Ante estas breves descripciones sobre el día a día de un rey, considero que no se puede decir que su vida está por completo fuera de coacciones. Tampoco se puede decir, por supuesto, que la vida de un rey estaba determinada por las restricciones sociales. Un rey, si quería, podía llevar una vida ligera y licenciosa, para dejar de preocuparse por los asuntos de Estado y vivir una existencia repleta de placeres, aunque desde luego esa decisión le iba a traer efectos de diversa índole. Y, dicho sea de paso, los hubo. Lo cierto es que no dejaron de sentir la presión de su existencia en el seno de su permanencia al interior de la casa real, en el palacio y en las interacciones cotidianas con la nobleza y la aristocracia, ya que dicha situación le hacía recordar constantemente su responsabilidad y funciones sociales como rey.
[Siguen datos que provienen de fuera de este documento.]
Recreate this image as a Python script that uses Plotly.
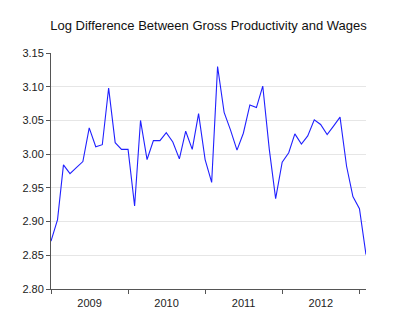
import plotly.graph_objects as go
import pandas as pd

months = pd.date_range("2009-01-01", periods=50, freq="MS")
values = [2.871, 2.903, 2.984, 2.971, 2.980, 2.989, 3.039, 3.011, 3.014, 3.098,
          3.017, 3.007, 3.007, 2.923, 3.050, 2.992, 3.020, 3.020, 3.032, 3.018,
          2.993, 3.034, 3.007, 3.060, 2.992, 2.958, 3.130, 3.062, 3.036, 3.006,
          3.031, 3.073, 3.069, 3.101, 3.007, 2.934, 2.988, 3.002, 3.030, 3.015,
          3.027, 3.051, 3.044, 3.029, 3.042, 3.055, 2.982, 2.937, 2.919, 2.851]
title = "Log Difference Between Gross Productivity and Wages"
y_ticks = [2.80, 2.85, 2.90, 2.95, 3.00, 3.05, 3.10, 3.15]

fig = go.Figure(go.Scatter(x=months, y=values, mode="lines",
                           line=dict(color="#2020ff", width=1.1)))

fig.update_layout(
    width=400, height=330,
    margin=dict(l=51, r=34, t=53, b=41),
    paper_bgcolor="white", plot_bgcolor="white",
    showlegend=False,
    font=dict(family="Liberation Sans, Arial", size=11, color="#222"),
    title=dict(text=title, x=0.5, xref="paper", y=1 - 25/330, yanchor="middle",
               font=dict(size=13, color="#111")),
)
fig.update_xaxes(
    range=[months[0], months[-1]],
    type="date", tick0="2009-01-01", dtick="M12", tickformat="%Y",
    ticklabelmode="period", ticks="outside", ticklen=4, tickcolor="#555",
    showline=True, linecolor="#555", linewidth=1, showgrid=False, zeroline=False,
)
fig.update_yaxes(
    range=[2.80, 3.15], tickvals=y_ticks, tickformat=".2f",
    ticks="outside", ticklen=4, tickcolor="#555",
    showline=True, linecolor="#555", linewidth=1,
    showgrid=True, gridcolor="#e6e6e6", gridwidth=1, zeroline=False,
)
fig.write_html("out.html")
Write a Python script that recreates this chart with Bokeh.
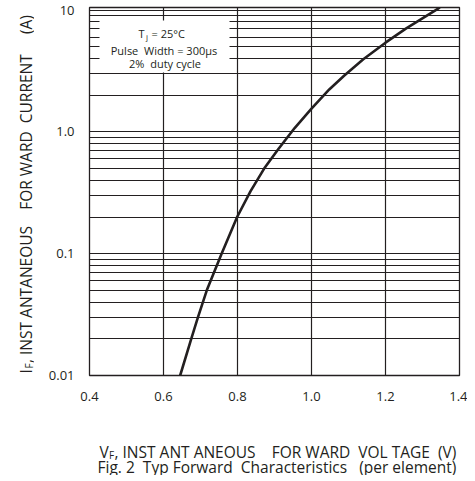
import math
from bokeh.plotting import figure
from bokeh.layouts import gridplot
from bokeh.models import FixedTicker, Label, BoxAnnotation, Range1d
from bokeh.core.properties import value
from bokeh.embed import file_html
from bokeh.resources import INLINE

# ---- data ----
vf = [0.645, 0.675, 0.693, 0.717, 0.757, 0.799, 0.835, 0.872, 0.910, 0.955,
      1.000, 1.048, 1.088, 1.140, 1.200, 1.255, 1.338, 1.347]
i_f = [0.01, 0.02, 0.03, 0.05, 0.1, 0.2, 0.325, 0.5, 0.72, 1.08,
       1.55, 2.23, 2.89, 3.95, 5.4, 7.04, 10.1, 10.5]
x_ticks = [0.4, 0.6, 0.8, 1.0, 1.2, 1.4]
x_labels = ["0.4", "0.6", "0.8", "1.0", "1.2", "1.4"]
y_ticks = [0.01, 0.1, 1.0, 10.0]
y_labels = ["0.01", "0.1", "1.0", "10"]
minor_mult = [2, 3, 4, 5, 6, 7, 8, 9]

FONT = "Open Sans"
INK = "#231f20"
NB = "\u00a0"

# overall page geometry (pixels)
TOTAL_W, TOTAL_H = 467, 475
LEFT_W = 34          # strip holding the vertical title
MAIN_H = 415         # main plot height
BOT_H = TOTAL_H - MAIN_H
MAIN_W = TOTAL_W - LEFT_W

FRAME_L, FRAME_R, FRAME_T, FRAME_B = 89, 459, 7, 375   # in page pixels
BL = FRAME_L - LEFT_W
BR = TOTAL_W - FRAME_R
BT = FRAME_T
BB = MAIN_H - FRAME_B
X0, X1 = 0.4, 1.4
Y0, Y1 = 0.01, 10.5

p = figure(width=MAIN_W, height=MAIN_H, x_range=Range1d(X0, X1),
           y_range=Range1d(Y0, Y1), y_axis_type="log", output_backend="svg",
           toolbar_location=None, min_border_left=BL, min_border_right=BR,
           min_border_top=BT, min_border_bottom=BB,
           background_fill_color="white", border_fill_color="white")


def xd(sx):
    """page pixel x -> data x"""
    return X0 + (sx - FRAME_L) / (FRAME_R - FRAME_L) * (X1 - X0)


def yd(sy):
    """page pixel y -> data y (log)"""
    frac = (FRAME_B - sy) / (FRAME_B - FRAME_T)
    return 10 ** (math.log10(Y0) + frac * (math.log10(Y1) - math.log10(Y0)))


def gap(n):
    """n visible spaces that survive whitespace collapsing"""
    return NB * (n - 1) + " "


# axes
p.xaxis.ticker = FixedTicker(ticks=x_ticks)
p.xaxis.major_label_overrides = {t: s for t, s in zip(x_ticks, x_labels)}
minor = [m * d for d in y_ticks for m in minor_mult if m * d < Y1]
p.yaxis.ticker = FixedTicker(ticks=y_ticks, minor_ticks=minor)
p.yaxis.major_label_overrides = {t: s for t, s in zip(y_ticks, y_labels)}
for ax in p.axis:
    ax.axis_line_color = None
    ax.major_tick_line_color = None
    ax.minor_tick_line_color = None
    ax.major_label_text_font = FONT
    ax.major_label_text_font_size = "13px"
    ax.major_label_text_color = INK
p.xaxis.major_label_standoff = 10
p.yaxis.major_label_standoff = 9

p.xgrid.grid_line_color = INK
p.xgrid.grid_line_width = 1.2
p.ygrid.grid_line_color = INK
p.ygrid.grid_line_width = 1.2
p.ygrid.minor_grid_line_color = INK
p.ygrid.minor_grid_line_width = 1.2
p.outline_line_color = INK
p.outline_line_width = 1.3

p.line(vf, i_f, line_width=2.6, line_color=INK)

# annotation box with the test conditions
p.add_layout(BoxAnnotation(left=xd(99), right=xd(229), top=yd(20), bottom=yd(72),
                           fill_color="white", fill_alpha=1.0, line_color=None))


def dlab(text, sx, sy, size, align="left"):
    p.add_layout(Label(x=xd(sx), y=yd(sy), text=text, text_font=FONT,
                       text_font_size=size, text_color=INK, text_align=align,
                       text_baseline="alphabetic"))


dlab("T", 138, 33, "11px")
dlab("j", 145.5, 35.5, "8px")
dlab("= 25°C", 151, 33, "11px")
dlab("Pulse" + gap(2) + "Width = 300μs", 163.5, 49.5, "11px", align="center")
dlab("2%" + gap(2) + "duty cycle", 164.5, 63, "11px", align="center")


def strip(w, h, xr, yr, bl, br, bt, bb):
    f = figure(width=w, height=h, x_range=Range1d(*xr), y_range=Range1d(*yr),
               output_backend="svg", toolbar_location=None,
               x_axis_location=None, y_axis_location=None,
               min_border_left=bl, min_border_right=br,
               min_border_top=bt, min_border_bottom=bb,
               background_fill_color="white", border_fill_color="white",
               outline_line_color=None)
    f.xgrid.visible = False
    f.ygrid.visible = False
    return f


# left strip (vertical title); data coords = page pixels, y negated
left = strip(LEFT_W, MAIN_H, (0, LEFT_W), (-FRAME_B, -FRAME_T), 0, 0, BT, BB)
# bottom strip (horizontal title + caption); data coords = page pixels, y negated
bottom = strip(MAIN_W, BOT_H, (FRAME_L, FRAME_R), (-TOTAL_H, -MAIN_H), BL, BR, 0, 0)


def stext(f, text, sx, sy, size, angle=0.0):
    f.text(x=[sx], y=[-sy], text=[text], text_font=value(FONT),
           text_font_size=value(size), text_color=INK, text_align="left",
           text_baseline="alphabetic", angle=angle)


R = math.pi / 2
stext(left, "I", 25, 373, "15.5px", R)
stext(left, "F", 28.5, 368, "10px", R)
stext(left, ", INST ANTANEOUS" + gap(4) + "FOR WARD" + gap(2) + "CURRENT" + gap(5) + "(A)",
      25, 362.5, "15.5px", R)

stext(bottom, "V", 99, 451, "15.5px")
stext(bottom, "F", 108.5, 454.5, "10px")
stext(bottom, ", INST ANT ANEOUS" + gap(4) + "FOR WARD" + gap(2) + "VOL TAGE" + gap(2) + "(V)",
      114, 451, "15.5px")
stext(bottom, "Fig. 2" + gap(2) + "Typ Forward" + gap(2) + "Characteristics" + gap(3) + "(per element)",
      97, 466, "15.5px")

layout = gridplot([[left, p], [None, bottom]], toolbar_location=None)

open("out.html", "w").write(file_html(layout, INLINE))
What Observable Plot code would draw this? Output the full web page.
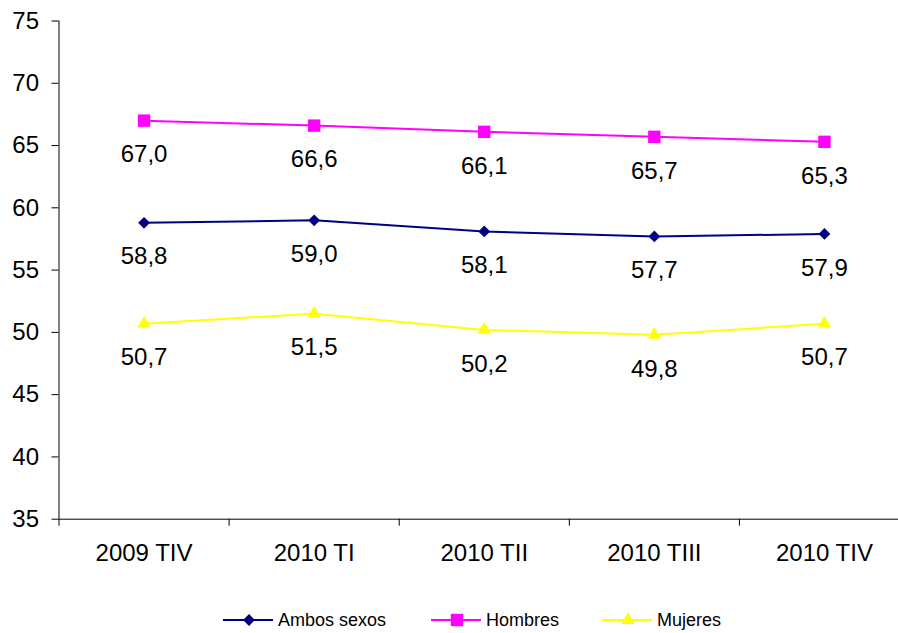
<!DOCTYPE html>
<html>
<head>
<meta charset="utf-8">
<script src="https://cdn.jsdelivr.net/npm/d3@7"></script>
<script src="https://cdn.jsdelivr.net/npm/@observablehq/plot@0.6"></script>
<style>
  html, body { margin: 0; padding: 0; background: white; }
  #chart svg { display: block; }
  #legend { position: relative; height: 33px; font-family: "Liberation Sans", Arial, sans-serif; font-size: 18px; color: black; }
  .item { position: absolute; top: 7px; display: flex; align-items: center; height: 26px; }
  .item svg { display: block; margin-right: 5px; }
</style>
</head>
<body>
<div id="chart"></div>
<div id="legend"></div>
<script>
const categories = ["2009 TIV", "2010 TI", "2010 TII", "2010 TIII", "2010 TIV"];
const ambos = [58.8, 59.0, 58.1, 57.7, 57.9];
const hombres = [67.0, 66.6, 66.1, 65.7, 65.3];
const mujeres = [50.7, 51.5, 50.2, 49.8, 50.7];
const yTicks = [35, 40, 45, 50, 55, 60, 65, 70, 75];

const series = [
  {name: "Ambos sexos", values: ambos, color: "#000080", symbol: "diamond2", r: 5.3},
  {name: "Hombres", values: hombres, color: "#FF00FF", symbol: "square", r: 7},
  {name: "Mujeres", values: mujeres, color: "#FFFF00", symbol: "triangle", r: 5}
];

const fmt = v => v.toFixed(1).replace(".", ",");
const bandEdges = d3.range(categories.length + 1).map(i => i - 0.5);
const idx = d3.range(categories.length);

const marks = [
  Plot.ruleY([35], {stroke: "black", strokeWidth: 1}),
  Plot.ruleX([-0.5], {y1: 35, y2: 75, stroke: "black", strokeWidth: 1}),
  Plot.axisY({ticks: yTicks, tickSize: 7, tickPadding: 13, fontSize: 24, label: null, tickFormat: d => String(d)}),
  Plot.axisX({ticks: bandEdges, tickSize: 7, label: null, tickFormat: () => ""}),
  Plot.axisX({ticks: idx, tickSize: 0, tickPadding: 25, fontSize: 24, label: null, tickFormat: i => categories[i]})
];

for (const s of series) {
  const data = s.values.map((v, i) => ({i, v}));
  marks.push(Plot.line(data, {x: "i", y: "v", stroke: s.color, strokeWidth: 2}));
  marks.push(Plot.dot(data, {x: "i", y: "v", symbol: s.symbol, r: s.r, fill: s.color, stroke: "none"}));
  marks.push(Plot.text(data, {x: "i", y: "v", text: d => fmt(d.v), dy: 34, fontSize: 24, fill: "black"}));
}

const chart = Plot.plot({
  width: 898,
  height: 600,
  marginTop: 20.5,
  marginBottom: 81.3,
  marginLeft: 58.5,
  marginRight: 0,
  x: {domain: [-0.5, 4.5], range: [58.5, 909], label: null},
  y: {domain: [35, 75], range: [518.7, 20.5], label: null},
  style: {fontFamily: "'Liberation Sans', Arial, sans-serif", fontSize: "24px", background: "white", color: "black", overflow: "hidden"},
  marks
});
document.getElementById("chart").appendChild(chart);

// Legend
const legend = d3.select("#legend");
const starts = [223, 431, 602];
const symbolTypes = {diamond2: d3.symbolDiamond2, square: d3.symbolSquare, triangle: d3.symbolTriangle};
series.forEach((s, k) => {
  const item = legend.append("div").attr("class", "item").style("left", starts[k] + "px");
  const sv = item.append("svg").attr("width", 50).attr("height", 26);
  sv.append("line").attr("x1", 0).attr("x2", 50).attr("y1", 13).attr("y2", 13)
    .attr("stroke", s.color).attr("stroke-width", 2);
  sv.append("path").attr("transform", "translate(26,13)")
    .attr("d", d3.symbol(symbolTypes[s.symbol], Math.PI * s.r * s.r)())
    .attr("fill", s.color);
  item.append("span").text(s.name);
});
</script>
</body>
</html>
Recuerdo que, cuando era niño, me decían que era el rey de la casa y sentía cierta satisfacción por ello, ya que comprendía que ser el rey de la casa significaba tener el poder de cumplir todos mis deseos. Ahora, con una mentalidad de sociólogo, no sé qué tan provechoso sería vivir como un rey. La pocilga, a decir verdad, se ve más atractiva.